Tengo una amiga que tiene un extraño pasatiempo cuando es invitada a comer en casa de alguien: mirar en la nevera para ver qué hay. Dice que de esa manera puede conocer más a fondo quién es realmente cada persona. Tiene un punto inquietante, ¿verdad? Es como esas personas que miran detrás de los cuadros o que pasan una eternidad en el baño cuando están en casas ajenas. Pero si lo pensamos bien, es verdad que se puede extraer bastante información analizando las neveras de los demás.
De hecho, incluso se puede trazar una evolución de cada persona en función de lo que han albergado las neveras a lo largo de los tiempos. En mi caso, cuando me ‘independicé’, la nevera pasó el lugar en el que guardaba, básicamente, la leche, el agua y el yogur con frutas. Y de vez en cuando, la cerveza… No tenía mucho más porque en los primeros tiempos pasaba a comer por casa de mis padres cuando podía: esa (medio) independencia que significa quiero dormir solo pero si me haces la comida mamá, pues mejor…
Cuando me cambié de ciudad, mi nevera dio un giro radical. Tuve que ponerme las pilas y empezar a cocinar en serio. O al menos eso es lo que pensaba yo que iba a hacer. Pero si en las primeras semanas la nevera estaba plagada de frutas, verduras y otros productos frescos, poco a poco empezó a vaciarse y ya nunca se volvió a llenar del todo.
La falta de tiempo hace que no podamos (o queramos) dedicar tanto tiempo a la cocina y acabamos optando por lo fácil que es la comida preparada o, directamente si la economía lo permite, comer fuera.

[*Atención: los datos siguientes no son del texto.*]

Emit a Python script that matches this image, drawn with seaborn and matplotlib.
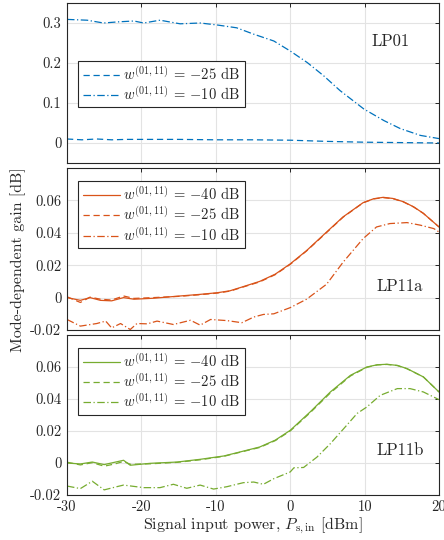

Y luego llegó mi futura mujer y la nevera volvió a cambiar, para mejor. Todavía se mantenía el yogur con frutas y cereales que tanto me gusta, pero volvieron los productos frescos, sobre todo el pescado y la verdura. Se supone que si mi amiga viene ahora a comer a casa podrá hacerme un buen retrato robot, ya que siempre tenemos la nevera a reventar.